Singapore’s Green Finance Industry Taskforce (GFIT), led by the Monetary Authority of Singapore (MAS) issued the following:

  • White paper on scaling green finance in the real estate, infrastructure, fund management, and transition sectors.
  • Framework to help banks assess eligible green trade finance transactions
  • Detailed implementation guide for climate-related disclosures by financial institutions

This follows the Singapore Green Taxonomy proposal issued earlier this year which was subject to consultation by the Green Finance Industry Taskforce (GFIT), convened by MAS, in addition to the handbook on implementing environmental risk management for asset managers, banks, and insurers.

India

The top 1000 Indian companies by market cap will be required to use a specific format and follow new ESG reporting requirements when making their sustainability disclosures, as announced by the Securities and Exchange Board of India (SEBI).
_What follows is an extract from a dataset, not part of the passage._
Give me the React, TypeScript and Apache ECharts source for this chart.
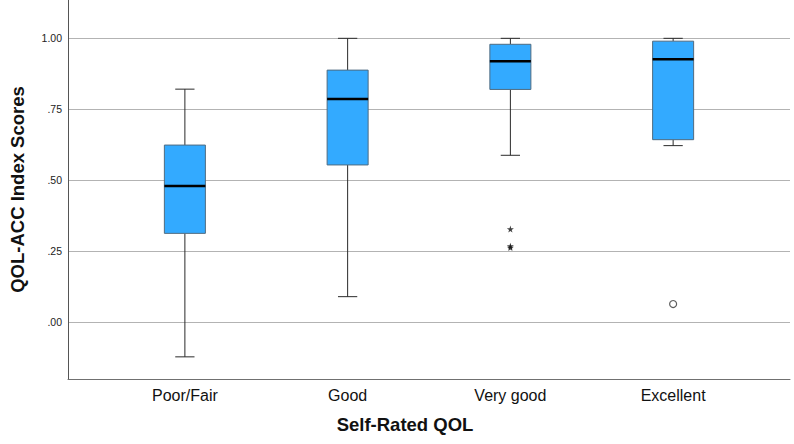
import React, { useEffect, useRef } from "react";
import * as echarts from "echarts";

// Self-rated QOL groups and their box-plot summaries (QOL-ACC index scores)
const categories = ["Poor/Fair", "Good", "Very good", "Excellent"];
const whiskerLow = [-0.122, 0.09, 0.588, 0.622];
const quartile1 = [0.313, 0.554, 0.82, 0.643];
const medians = [0.48, 0.786, 0.919, 0.926];
const quartile3 = [0.624, 0.888, 0.979, 0.99];
const whiskerHigh = [0.821, 1.0, 1.0, 1.0];

// Extreme values (asterisks) and outliers (circles): [category index, score]
const extremes = [
  [2, 0.328],
  [2, 0.268],
  [2, 0.263],
];
const outliers = [[3, 0.064]];

const yTicks = [0, 0.25, 0.5, 0.75, 1.0];

const STAR =
  "path://M50,0 L61,35 L98,35 L68,57 L79,91 L50,70 L21,91 L32,57 L2,35 L39,35 Z";

export default function App() {
  const ref = useRef<HTMLDivElement>(null);

  useEffect(() => {
    if (!ref.current) return;
    const chart = echarts.init(ref.current, null, { renderer: "svg" });

    const boxData = categories.map((_, i) => [
      i,
      whiskerLow[i],
      quartile1[i],
      medians[i],
      quartile3[i],
      whiskerHigh[i],
    ]);

    const font = "'Liberation Sans', Arial, sans-serif";

    chart.setOption({
      animation: false,
      backgroundColor: "#ffffff",
      grid: [
        { left: 68, right: 4, top: 0, bottom: 65 },
        { left: 103.5, right: 39.5, top: 0, bottom: 65 },
      ],
      xAxis: [
        {
          type: "value",
          gridIndex: 0,
          min: 0,
          max: 1,
          axisLine: {
            show: true,
            onZero: false,
            lineStyle: { color: "#707070", width: 1 },
          },
          axisTick: { show: false },
          axisLabel: { show: false },
          splitLine: { show: false },
        },
        {
          type: "category",
          gridIndex: 1,
          data: categories,
          axisLine: { show: false },
          axisTick: { show: false },
          axisLabel: {
            fontSize: 16,
            color: "#111",
            margin: 8,
            fontFamily: font,
          },
          name: "Self-Rated QOL",
          nameLocation: "middle",
          nameGap: 36,
          nameTextStyle: {
            fontSize: 18.5,
            fontWeight: "bold",
            color: "#111",
            fontFamily: font,
            padding: [0, 48, 0, 0],
          },
        },
      ],
      yAxis: [
        {
          type: "value",
          gridIndex: 0,
          min: -0.2,
          max: 1.135,
          axisLine: {
            show: true,
            onZero: false,
            lineStyle: { color: "#555", width: 1 },
          },
          axisTick: { show: false, customValues: yTicks },
          axisLabel: {
            customValues: yTicks,
            fontSize: 10.5,
            color: "#222",
            margin: 6,
            fontFamily: font,
            formatter: (v: number) => v.toFixed(2).replace(/^0/, ""),
          },
          splitLine: { show: true, lineStyle: { color: "#b3b3b3", width: 1 } },
          name: "QOL-ACC Index Scores",
          nameLocation: "middle",
          nameGap: 41,
          nameTextStyle: {
            fontSize: 18.5,
            fontWeight: "bold",
            color: "#111",
            fontFamily: font,
          },
        },
        {
          type: "value",
          gridIndex: 1,
          min: -0.2,
          max: 1.135,
          show: false,
          splitLine: { show: false },
        },
      ],
      series: [
        {
          type: "custom",
          xAxisIndex: 1,
          yAxisIndex: 1,
          data: boxData,
          encode: { x: 0, y: [1, 2, 3, 4, 5] },
          renderItem: (_params: any, api: any) => {
            const c = api.value(0);
            const lo = api.coord([c, api.value(1)]);
            const q1 = api.coord([c, api.value(2)]);
            const med = api.coord([c, api.value(3)]);
            const q3 = api.coord([c, api.value(4)]);
            const hi = api.coord([c, api.value(5)]);
            const band = api.size([1, 0])[0];
            const cx = lo[0];
            const bw = band * 0.252;
            const cw = bw * 0.47;
            const whisker = { stroke: "#2a2a2a", lineWidth: 1 };
            return {
              type: "group",
              children: [
                {
                  type: "line",
                  shape: { x1: cx, y1: hi[1], x2: cx, y2: q3[1] },
                  style: whisker,
                },
                {
                  type: "line",
                  shape: { x1: cx, y1: q1[1], x2: cx, y2: lo[1] },
                  style: whisker,
                },
                {
                  type: "line",
                  shape: { x1: cx - cw / 2, y1: hi[1], x2: cx + cw / 2, y2: hi[1] },
                  style: whisker,
                },
                {
                  type: "line",
                  shape: { x1: cx - cw / 2, y1: lo[1], x2: cx + cw / 2, y2: lo[1] },
                  style: whisker,
                },
                {
                  type: "rect",
                  shape: {
                    x: cx - bw / 2,
                    y: q3[1],
                    width: bw,
                    height: q1[1] - q3[1],
                  },
                  style: { fill: "#33aaff", stroke: "#4f6b80", lineWidth: 1 },
                },
                {
                  type: "line",
                  shape: { x1: cx - bw / 2, y1: med[1], x2: cx + bw / 2, y2: med[1] },
                  style: { stroke: "#000", lineWidth: 2.5 },
                },
              ],
            };
          },
          z: 3,
        },
        {
          type: "scatter",
          xAxisIndex: 1,
          yAxisIndex: 1,
          data: extremes,
          symbol: STAR,
          symbolSize: 7,
          itemStyle: { color: "#111" },
          z: 4,
        },
        {
          type: "scatter",
          xAxisIndex: 1,
          yAxisIndex: 1,
          data: outliers,
          symbol: "circle",
          symbolSize: 7,
          itemStyle: { color: "#fff", borderColor: "#333", borderWidth: 1.2 },
          z: 4,
        },
      ],
    });

    return () => chart.dispose();
  }, []);

  return (
    <div
      ref={ref}
      style={{ position: "fixed", left: 0, top: 0, width: 794, height: 444 }}
    />
  );
}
The Business Responsibility and Sustainability Reports (BRSRs) will feature disclosures relating to ESG risks, sustainability performance, environmental metrics, and social factors.

Central Banks

Central bankers around the world are focusing on introducing dedicated green policies as climate change and ESG continue to have a significant economic impact:

  • The Central Bank of Japan (BOJ) introduced a new policy initiative, with a new lending facility to be launched focusing on climate change. The facility will be launched later in the year.
  • Brazil’s central bank Banco Central do Brasil is stepping up its ESG regulatory framework. To do so, it is putting together a list of ESG risks that banks will have to incorporate into their credit models.
  • The European Central Bank (ECB) gathered in Frankfurt to examine inflation targets and the possibility of introducing climate risk disclosures for asset purchases. Interestingly, the ECB discussed central bank policy and sustainability, with a view to adjusting monetary policy in line with sustainability considerations.
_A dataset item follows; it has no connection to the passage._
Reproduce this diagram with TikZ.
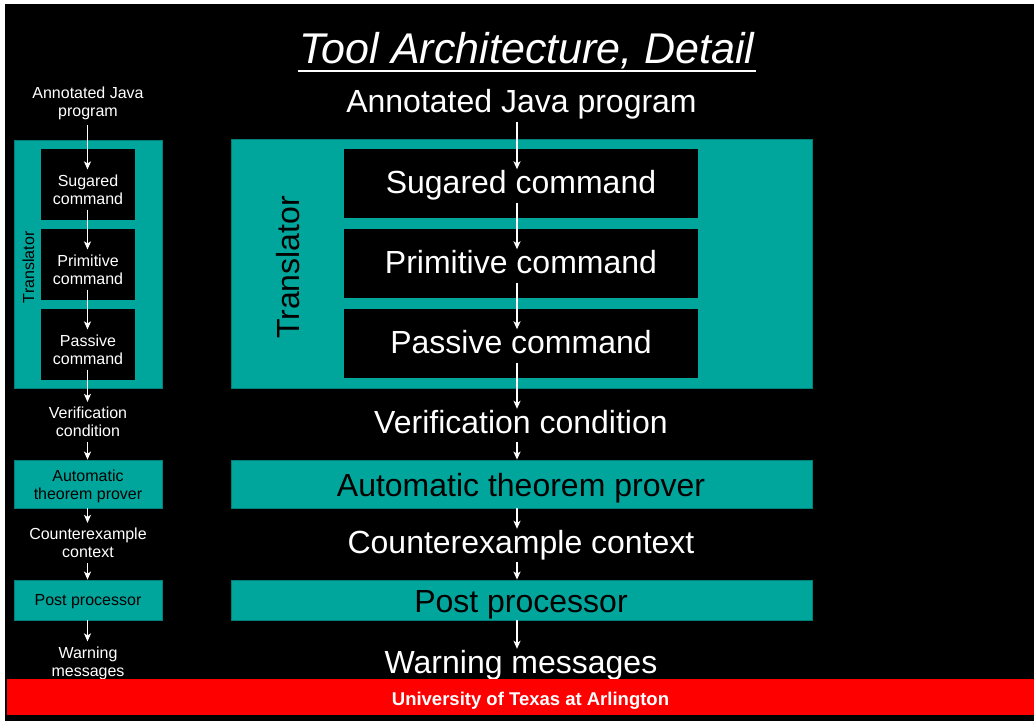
\documentclass[tikz,border=0pt]{standalone}
\usepackage{fontspec}
\setmainfont{Liberation Sans}
\usetikzlibrary{arrows.meta}
\definecolor{Teal}{RGB}{0,166,156}
\definecolor{TealEdge}{RGB}{0,128,120}
\definecolor{Banner}{RGB}{255,0,0}

\tikzset{
  stage/.style={fill=Teal, draw=TealEdge, line width=0.8pt, inner sep=0pt},
  slot/.style={fill=black, inner sep=0pt},
  bigtxt/.style={text=white, font=\fontsize{32}{36}\selectfont, anchor=base,
    text height=23pt, text depth=8pt, inner xsep=0pt, inner ysep=1pt},
  smalltxt/.style={text=white, font=\fontsize{16}{18}\selectfont, align=center,
    inner xsep=0pt, inner ysep=5pt},
  flow/.style={draw=white, line width=1.5pt, -{Stealth[length=8pt,width=7pt,inset=2pt]}},
}

\begin{document}
\begin{tikzpicture}[x=1pt,y=-1pt]
  \useasboundingbox (0,0) rectangle (1034,721);
  \fill[white] (0,0) rectangle (1034,721);
  \fill[black] (5,4) rectangle (1034,721);

  % heading
  \node[text=white, font=\fontsize{43}{48}\selectfont\itshape, anchor=base, inner sep=1pt] (title) at (527,63) {Tool Architecture, Detail};
  \draw[white, line width=2pt] ([yshift=-8pt]title.base west) -- ([yshift=-8pt]title.base east);

  % small pipeline on the left
  \coordinate (lArr) at (87.5,0);
  \node[stage, minimum width=148pt, minimum height=248pt] (lTrans) at (88,264) {};
  \node[slot, minimum width=94pt, minimum height=71pt] (lSugBox) at (88,184.5) {};
  \node[slot, minimum width=94pt, minimum height=71pt] (lPrimBox) at (88,264.5) {};
  \node[slot, minimum width=94pt, minimum height=71pt] (lPassBox) at (88,344.5) {};
  \node[rotate=90, font=\fontsize{16}{18}\selectfont, inner sep=0pt] (lTransLbl) at (28.5,267.3) {Translator};
  \node[stage, minimum width=148pt, minimum height=48pt] (lAtpBox) at (88,484) {};
  \node[stage, minimum width=148pt, minimum height=40pt] (lPostBox) at (88,600) {};

  \node[smalltxt] (lAnnot) at (88,103) {Annotated Java\\program};
  \node[smalltxt] (lSug) at (88,189.5) {Sugared\\command};
  \node[smalltxt] (lPrim) at (88,269.5) {Primitive\\command};
  \node[smalltxt] (lPass) at (88,349.5) {Passive\\command};
  \node[smalltxt] (lVer) at (88,422) {Verification\\condition};
  \node[smalltxt, text=black] (lAtp) at (88,486.5) {Automatic\\theorem prover};
  \node[smalltxt] (lCex) at (88,543) {Counterexample\\context};
  \node[smalltxt, text=black] (lPost) at (88,602) {Post processor};
  \node[smalltxt] (lWarn) at (88,663) {Warning\\messages};

  \draw[flow] (lAnnot.south -| lArr) -- (lSug.north -| lArr);
  \draw[flow] (lSug.south -| lArr) -- (lPrim.north -| lArr);
  \draw[flow] (lPrim.south -| lArr) -- (lPass.north -| lArr);
  \draw[flow] (lPass.south -| lArr) -- (lVer.north -| lArr);
  \draw[flow] (lVer.south -| lArr) -- (lAtpBox.north -| lArr);
  \draw[flow] (lAtpBox.south -| lArr) -- (lCex.north -| lArr);
  \draw[flow] (lCex.south -| lArr) -- (lPostBox.north -| lArr);
  \draw[flow] (lPostBox.south -| lArr) -- (lWarn.north -| lArr);

  % large pipeline
  \coordinate (rArr) at (517,0);
  \node[stage, minimum width=581pt, minimum height=249pt] (rTrans) at (521.5,263.5) {};
  \node[slot, minimum width=354pt, minimum height=69pt] (rSugBox) at (521,183.5) {};
  \node[slot, minimum width=354pt, minimum height=69pt] (rPrimBox) at (521,263.5) {};
  \node[slot, minimum width=354pt, minimum height=69pt] (rPassBox) at (521,343.5) {};
  \node[rotate=90, font=\fontsize{32}{36}\selectfont, inner sep=0pt] (rTransLbl) at (288,267.5) {Translator};
  \node[stage, minimum width=581pt, minimum height=48pt] (rAtpBox) at (521.5,484) {};
  \node[stage, minimum width=581pt, minimum height=40pt] (rPostBox) at (521.5,600) {};

  \node[bigtxt] (rAnnot) at (521.5,112.5) {Annotated Java program};
  \node[bigtxt] (rSug) at (521,193.5) {Sugared command};
  \node[bigtxt] (rPrim) at (521,273.5) {Primitive command};
  \node[bigtxt] (rPass) at (521,353.5) {Passive command};
  \node[bigtxt] (rVer) at (521,433) {Verification condition};
  \node[bigtxt, text=black] (rAtp) at (521,496) {Automatic theorem prover};
  \node[bigtxt] (rCex) at (521,553) {Counterexample context};
  \node[bigtxt, text=black] (rPost) at (521,612) {Post processor};
  \node[bigtxt] (rWarn) at (521,673) {Warning messages};

  \draw[flow] (rAnnot.south -| rArr) -- (rSug.north -| rArr);
  \draw[flow] (rSug.south -| rArr) -- (rPrim.north -| rArr);
  \draw[flow] (rPrim.south -| rArr) -- (rPass.north -| rArr);
  \draw[flow] (rPass.south -| rArr) -- (rVer.north -| rArr);
  \draw[flow] (rVer.south -| rArr) -- (rAtpBox.north -| rArr);
  \draw[flow] (rAtpBox.south -| rArr) -- (rCex.north -| rArr);
  \draw[flow] (rCex.south -| rArr) -- (rPostBox.north -| rArr);
  \draw[flow] (rPostBox.south -| rArr) -- (rWarn.north -| rArr);

  % footer
  \node[fill=Banner, minimum width=1027pt, minimum height=36pt, inner sep=0pt] (footer) at (520.5,697) {};
  \node[text=white, font=\fontsize{18.5}{22}\selectfont\bfseries, anchor=base, inner sep=0pt] (uta) at (530.5,705) {University of Texas at Arlington};
\end{tikzpicture}
\end{document}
The EU’s Renewed Sustainable Finance Strategy

On 6th July, the EU unveiled the latest update to its Sustainable Finance Strategy, focusing on six sets of actions:

  1. Extend the existing sustainable finance toolbox to facilitate access to transition finance
  2. Improve the inclusiveness of small and medium-sized enterprises (SMEs), and consumers, by giving them the right tools and incentives to access transition finance.
  3. Enhance the resilience of the economic and financial system to sustainability risks
  4. Increase the contribution of the financial sector to sustainability
  5. Ensure the integrity of the EU financial system and monitor its orderly transition to sustainability
  6. Develop international sustainable finance initiatives and standards, and support EU partner countries

Particularly noteworthy are the proposal for a European Green Bond Standard, as well as the adoption of the EU Taxonomy Delegated Act that clarifies what information should be disclosed by corporates and financial institutions under Art. 8 of the EU Taxonomy:

  • The European Green Bond Standard proposal, also adopted on 6th July 2021, will create a high-quality voluntary standard for bonds financing sustainable investment. The Commission proposed a Regulation on a voluntary European Green Bond Standard (EUGBS). This proposal will create a high-quality voluntary standard available to all issuers (private and sovereigns) to help financing sustainable investments.
  • Finally, the Commission adopted a Delegated Act on the information to be disclosed by financial and non-financial companies about how sustainable their activities are, based on Article 8 of the EU Taxonomy. The Delegated Act specifies the content, methodology and presentation of information to be disclosed by large financial and non-financial companies on the share of their business, investments or lending activities that are aligned with the EU Taxonomy.